— AVAILABLE DATA —

___

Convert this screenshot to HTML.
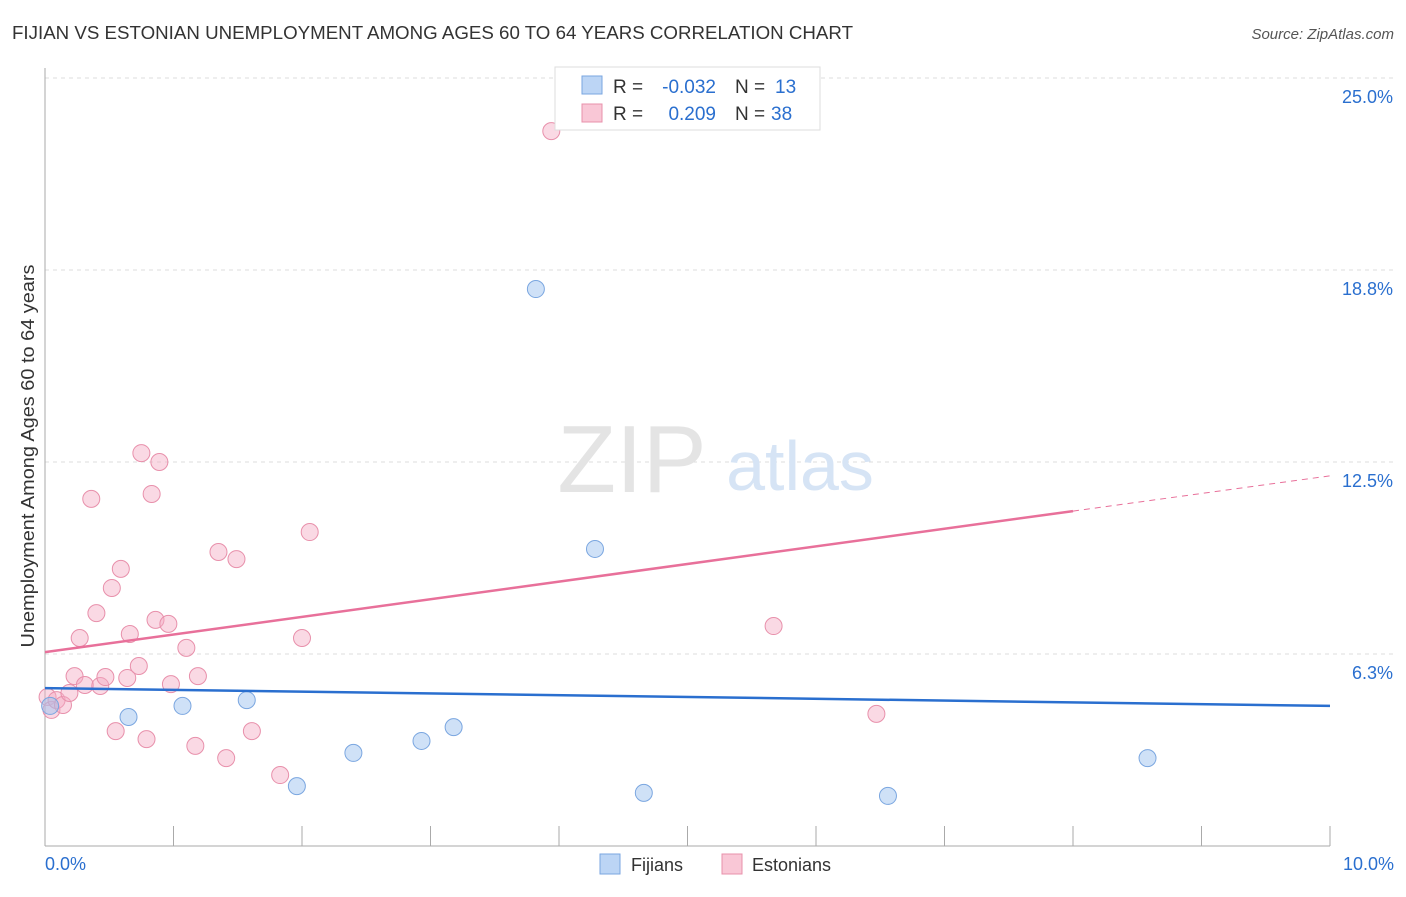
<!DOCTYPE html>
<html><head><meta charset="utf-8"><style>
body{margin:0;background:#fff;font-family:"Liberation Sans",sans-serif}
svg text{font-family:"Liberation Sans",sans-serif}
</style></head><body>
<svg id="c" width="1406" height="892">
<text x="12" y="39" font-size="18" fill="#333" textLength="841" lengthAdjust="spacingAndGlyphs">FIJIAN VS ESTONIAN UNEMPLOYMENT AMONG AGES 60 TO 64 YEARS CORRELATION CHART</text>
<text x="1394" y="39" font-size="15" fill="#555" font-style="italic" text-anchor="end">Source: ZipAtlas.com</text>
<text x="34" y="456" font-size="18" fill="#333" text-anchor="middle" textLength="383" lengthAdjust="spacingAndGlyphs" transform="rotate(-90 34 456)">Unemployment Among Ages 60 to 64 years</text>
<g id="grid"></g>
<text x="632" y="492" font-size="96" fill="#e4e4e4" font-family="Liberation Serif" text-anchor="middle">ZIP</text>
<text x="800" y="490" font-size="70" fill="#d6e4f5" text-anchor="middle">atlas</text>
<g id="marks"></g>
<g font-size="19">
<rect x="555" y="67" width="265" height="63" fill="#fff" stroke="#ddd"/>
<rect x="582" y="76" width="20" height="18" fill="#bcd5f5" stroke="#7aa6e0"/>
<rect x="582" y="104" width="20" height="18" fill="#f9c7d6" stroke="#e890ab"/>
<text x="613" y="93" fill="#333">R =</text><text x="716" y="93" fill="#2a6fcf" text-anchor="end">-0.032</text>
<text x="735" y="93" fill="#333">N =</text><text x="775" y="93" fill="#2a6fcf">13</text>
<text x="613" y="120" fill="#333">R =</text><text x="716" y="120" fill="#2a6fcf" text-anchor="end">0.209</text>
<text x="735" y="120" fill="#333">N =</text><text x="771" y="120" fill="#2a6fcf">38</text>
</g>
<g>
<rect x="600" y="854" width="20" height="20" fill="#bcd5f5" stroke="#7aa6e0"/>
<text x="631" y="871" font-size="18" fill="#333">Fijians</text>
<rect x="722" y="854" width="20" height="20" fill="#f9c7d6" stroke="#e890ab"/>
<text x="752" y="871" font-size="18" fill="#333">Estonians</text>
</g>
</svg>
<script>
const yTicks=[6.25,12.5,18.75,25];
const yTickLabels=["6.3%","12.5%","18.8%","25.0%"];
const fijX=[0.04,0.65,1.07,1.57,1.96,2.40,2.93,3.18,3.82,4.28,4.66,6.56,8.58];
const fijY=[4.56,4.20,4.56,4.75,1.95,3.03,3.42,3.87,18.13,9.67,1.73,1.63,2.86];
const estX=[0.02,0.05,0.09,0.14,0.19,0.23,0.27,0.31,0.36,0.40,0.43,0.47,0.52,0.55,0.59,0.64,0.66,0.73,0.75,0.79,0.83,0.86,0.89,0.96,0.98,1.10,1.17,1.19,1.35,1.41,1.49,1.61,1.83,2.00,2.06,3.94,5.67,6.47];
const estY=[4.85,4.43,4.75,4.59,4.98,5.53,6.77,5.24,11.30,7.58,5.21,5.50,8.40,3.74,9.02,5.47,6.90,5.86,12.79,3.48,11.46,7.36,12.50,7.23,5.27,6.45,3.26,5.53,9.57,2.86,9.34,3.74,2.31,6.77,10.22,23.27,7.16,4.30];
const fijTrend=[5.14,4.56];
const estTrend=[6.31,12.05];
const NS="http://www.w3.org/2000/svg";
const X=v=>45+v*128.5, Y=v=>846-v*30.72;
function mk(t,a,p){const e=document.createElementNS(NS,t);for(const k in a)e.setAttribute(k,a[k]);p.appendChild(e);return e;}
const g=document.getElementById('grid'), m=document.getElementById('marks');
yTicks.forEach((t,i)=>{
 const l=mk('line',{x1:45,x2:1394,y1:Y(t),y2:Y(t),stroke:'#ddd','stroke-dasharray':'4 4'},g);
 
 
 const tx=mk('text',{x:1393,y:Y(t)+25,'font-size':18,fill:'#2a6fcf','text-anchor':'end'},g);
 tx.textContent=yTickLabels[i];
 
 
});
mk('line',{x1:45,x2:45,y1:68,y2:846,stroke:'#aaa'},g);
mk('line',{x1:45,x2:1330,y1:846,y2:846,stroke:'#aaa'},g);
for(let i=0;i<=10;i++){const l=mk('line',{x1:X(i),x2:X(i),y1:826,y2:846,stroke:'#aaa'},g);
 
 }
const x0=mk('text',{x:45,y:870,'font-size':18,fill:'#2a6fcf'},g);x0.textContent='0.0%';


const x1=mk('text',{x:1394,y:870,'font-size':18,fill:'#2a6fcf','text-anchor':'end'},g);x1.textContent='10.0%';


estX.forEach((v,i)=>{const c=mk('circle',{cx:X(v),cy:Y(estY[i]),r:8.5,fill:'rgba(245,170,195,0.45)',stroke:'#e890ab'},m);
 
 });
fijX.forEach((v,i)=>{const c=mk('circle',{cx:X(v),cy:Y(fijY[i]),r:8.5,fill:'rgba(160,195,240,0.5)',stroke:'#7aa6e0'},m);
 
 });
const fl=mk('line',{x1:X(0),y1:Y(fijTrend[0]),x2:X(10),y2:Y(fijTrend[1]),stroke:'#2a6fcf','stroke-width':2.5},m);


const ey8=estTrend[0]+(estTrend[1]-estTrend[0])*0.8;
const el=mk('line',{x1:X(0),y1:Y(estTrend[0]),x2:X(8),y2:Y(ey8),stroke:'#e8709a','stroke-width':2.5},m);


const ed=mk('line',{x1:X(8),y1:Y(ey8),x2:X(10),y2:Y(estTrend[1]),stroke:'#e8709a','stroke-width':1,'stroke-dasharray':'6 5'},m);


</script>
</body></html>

___

— AIM OF THE EXERCISE —
Using the material above, return every line exactly as it appears, minus the pictures.

— SOLUTION TO THIS TASK —
Convert this screenshot to HTML.
<!DOCTYPE html>
<html><head><meta charset="utf-8"><style>
body{margin:0;background:#fff;font-family:"Liberation Sans",sans-serif}
svg text{font-family:"Liberation Sans",sans-serif}
</style></head><body>
<svg id="c" width="1406" height="892">
<text x="12" y="39" font-size="18" fill="#333" textLength="841" lengthAdjust="spacingAndGlyphs">FIJIAN VS ESTONIAN UNEMPLOYMENT AMONG AGES 60 TO 64 YEARS CORRELATION CHART</text>
<text x="1394" y="39" font-size="15" fill="#555" font-style="italic" text-anchor="end">Source: ZipAtlas.com</text>
<text x="34" y="456" font-size="18" fill="#333" text-anchor="middle" textLength="383" lengthAdjust="spacingAndGlyphs" transform="rotate(-90 34 456)">Unemployment Among Ages 60 to 64 years</text>
<g id="grid"></g>
<text x="632" y="492" font-size="96" fill="#e4e4e4" font-family="Liberation Serif" text-anchor="middle">ZIP</text>
<text x="800" y="490" font-size="70" fill="#d6e4f5" text-anchor="middle">atlas</text>
<g id="marks"></g>
<g font-size="19">
<rect x="555" y="67" width="265" height="63" fill="#fff" stroke="#ddd"/>
<rect x="582" y="76" width="20" height="18" fill="#bcd5f5" stroke="#7aa6e0"/>
<rect x="582" y="104" width="20" height="18" fill="#f9c7d6" stroke="#e890ab"/>
<text x="613" y="93" fill="#333">R =</text><text x="716" y="93" fill="#2a6fcf" text-anchor="end">-0.032</text>
<text x="735" y="93" fill="#333">N =</text><text x="775" y="93" fill="#2a6fcf">13</text>
<text x="613" y="120" fill="#333">R =</text><text x="716" y="120" fill="#2a6fcf" text-anchor="end">0.209</text>
<text x="735" y="120" fill="#333">N =</text><text x="771" y="120" fill="#2a6fcf">38</text>
</g>
<g>
<rect x="600" y="854" width="20" height="20" fill="#bcd5f5" stroke="#7aa6e0"/>
<text x="631" y="871" font-size="18" fill="#333">Fijians</text>
<rect x="722" y="854" width="20" height="20" fill="#f9c7d6" stroke="#e890ab"/>
<text x="752" y="871" font-size="18" fill="#333">Estonians</text>
</g>
</svg>
<script>
const yTicks=[6.25,12.5,18.75,25];
const yTickLabels=["6.3%","12.5%","18.8%","25.0%"];
const fijX=[0.04,0.65,1.07,1.57,1.96,2.40,2.93,3.18,3.82,4.28,4.66,6.56,8.58];
const fijY=[4.56,4.20,4.56,4.75,1.95,3.03,3.42,3.87,18.13,9.67,1.73,1.63,2.86];
const estX=[0.02,0.05,0.09,0.14,0.19,0.23,0.27,0.31,0.36,0.40,0.43,0.47,0.52,0.55,0.59,0.64,0.66,0.73,0.75,0.79,0.83,0.86,0.89,0.96,0.98,1.10,1.17,1.19,1.35,1.41,1.49,1.61,1.83,2.00,2.06,3.94,5.67,6.47];
const estY=[4.85,4.43,4.75,4.59,4.98,5.53,6.77,5.24,11.30,7.58,5.21,5.50,8.40,3.74,9.02,5.47,6.90,5.86,12.79,3.48,11.46,7.36,12.50,7.23,5.27,6.45,3.26,5.53,9.57,2.86,9.34,3.74,2.31,6.77,10.22,23.27,7.16,4.30];
const fijTrend=[5.14,4.56];
const estTrend=[6.31,12.05];
const NS="http://www.w3.org/2000/svg";
const X=v=>45+v*128.5, Y=v=>846-v*30.72;
function mk(t,a,p){const e=document.createElementNS(NS,t);for(const k in a)e.setAttribute(k,a[k]);p.appendChild(e);return e;}
const g=document.getElementById('grid'), m=document.getElementById('marks');
yTicks.forEach((t,i)=>{
 const l=mk('line',{x1:45,x2:1394,y1:Y(t),y2:Y(t),stroke:'#ddd','stroke-dasharray':'4 4'},g);
 
 
 const tx=mk('text',{x:1393,y:Y(t)+25,'font-size':18,fill:'#2a6fcf','text-anchor':'end'},g);
 tx.textContent=yTickLabels[i];
 
 
});
mk('line',{x1:45,x2:45,y1:68,y2:846,stroke:'#aaa'},g);
mk('line',{x1:45,x2:1330,y1:846,y2:846,stroke:'#aaa'},g);
for(let i=0;i<=10;i++){const l=mk('line',{x1:X(i),x2:X(i),y1:826,y2:846,stroke:'#aaa'},g);
 
 }
const x0=mk('text',{x:45,y:870,'font-size':18,fill:'#2a6fcf'},g);x0.textContent='0.0%';


const x1=mk('text',{x:1394,y:870,'font-size':18,fill:'#2a6fcf','text-anchor':'end'},g);x1.textContent='10.0%';


estX.forEach((v,i)=>{const c=mk('circle',{cx:X(v),cy:Y(estY[i]),r:8.5,fill:'rgba(245,170,195,0.45)',stroke:'#e890ab'},m);
 
 });
fijX.forEach((v,i)=>{const c=mk('circle',{cx:X(v),cy:Y(fijY[i]),r:8.5,fill:'rgba(160,195,240,0.5)',stroke:'#7aa6e0'},m);
 
 });
const fl=mk('line',{x1:X(0),y1:Y(fijTrend[0]),x2:X(10),y2:Y(fijTrend[1]),stroke:'#2a6fcf','stroke-width':2.5},m);


const ey8=estTrend[0]+(estTrend[1]-estTrend[0])*0.8;
const el=mk('line',{x1:X(0),y1:Y(estTrend[0]),x2:X(8),y2:Y(ey8),stroke:'#e8709a','stroke-width':2.5},m);


const ed=mk('line',{x1:X(8),y1:Y(ey8),x2:X(10),y2:Y(estTrend[1]),stroke:'#e8709a','stroke-width':1,'stroke-dasharray':'6 5'},m);


</script>
</body></html>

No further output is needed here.